Possession est un film-équation. Maud (soit A) travaille sur l’oeuvre d’une obscure poétesse victorienne (Christabel LaMotte, soit X). Roland (soit B) réalise quant à lui une thèse sur l’illustre écrivain Randolph Ash (soit Y). Lorsque B découvre que X a connu à l’insu de tous Y, il court porter la nouvelle à A. A + B partent alors sur les traces d’X + Y. Rapidement se vérifie l’hypothèse suivante : A + B = X + Y, soit une longue initiation amoureuse par sublimations littéraires interposées (A – X / B – Y).
La folie de Possession tient dans sa façon de plier chacun de ses éléments à la régence d’une grande banque de données rationnelles et mathématiques. La poésie, ici, devient une sorte de bric-à-brac fabuleux capable de boucher trous, chaînons manquants et inconnues du récit. Lorsqu’un personnage vient à bloquer (littéralement bugger) devant un problème insoluble, il sélectionne immédiatement le vers correspondant. Exemple : A cherche une lettre décisive écrite par X à Y. Elle se remémore une poésie de X et trouve la solution : « Le silence de sa poupée est la meilleure confidente de X » (ou environ égal à ça). Le lettre se trouve dans une poupée trouvée au plan suivant. Plus tard, on cherche un passage secret. Un vers de Y parlant d’un paysage miraculeux, de fontaines et de vertes prairies, ouvre subitement la porte bleue : le passage se trouve derrière une fontaine trouvée comme par enchantement. Possession est le film de la réconciliation définitive entre matheux et lettrés, il ouvre un champ infini de correspondances entre rationalisme cartésien et ésotérisme opiomane.

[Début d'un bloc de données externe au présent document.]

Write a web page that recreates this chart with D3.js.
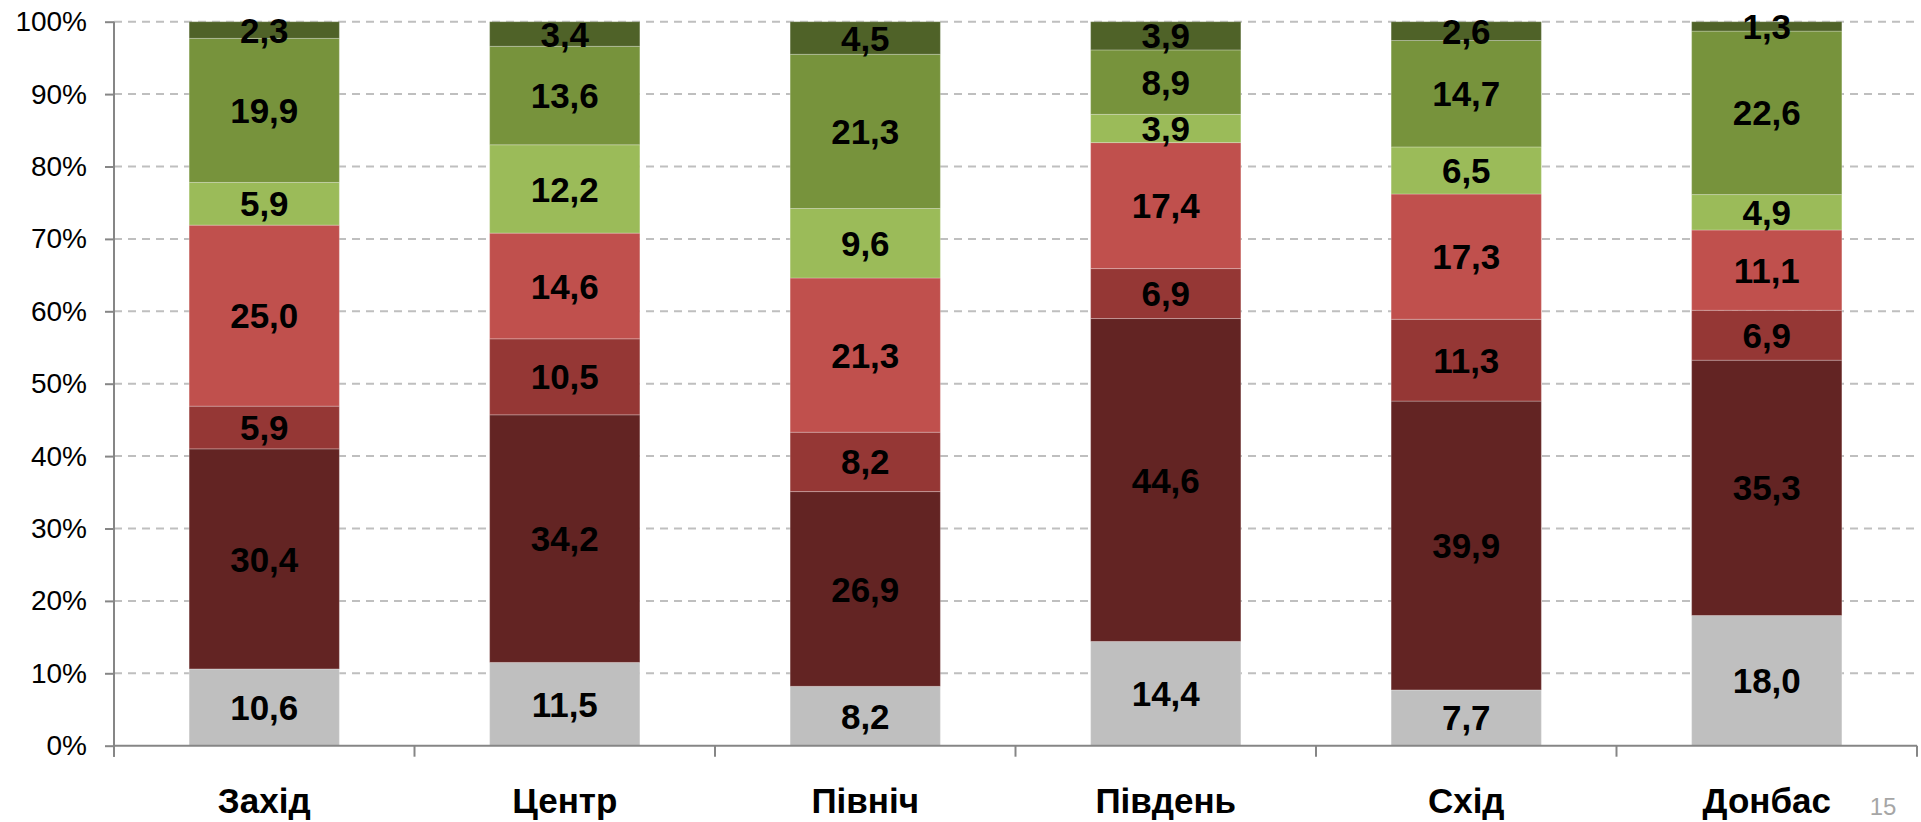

Tout s’y résume à une sorte d’aventure fluide et apaisante dans un immense champ de signes acidulés et d’enchaînements programmés à la manière d’un RPG à l’eau de rose.
Sorte de marelle romantique évoluant avec naïveté dans un espace méthodiquement planifié (le problème et sa solution, la poésie comme grille de lecture et matrice du monde), Possession théorise une fois pour toutes le fond de commerce du ventre mou hollywoodien : une dévitalisation progressive du récit dont l’aspect doucereux et rassurant est inversement proportionnel à son pouvoir de fascination et de mystère. Possession est finalement trop malhonnête pour être méchant. Pas un bon film mais un film gentil, au sens médical du terme.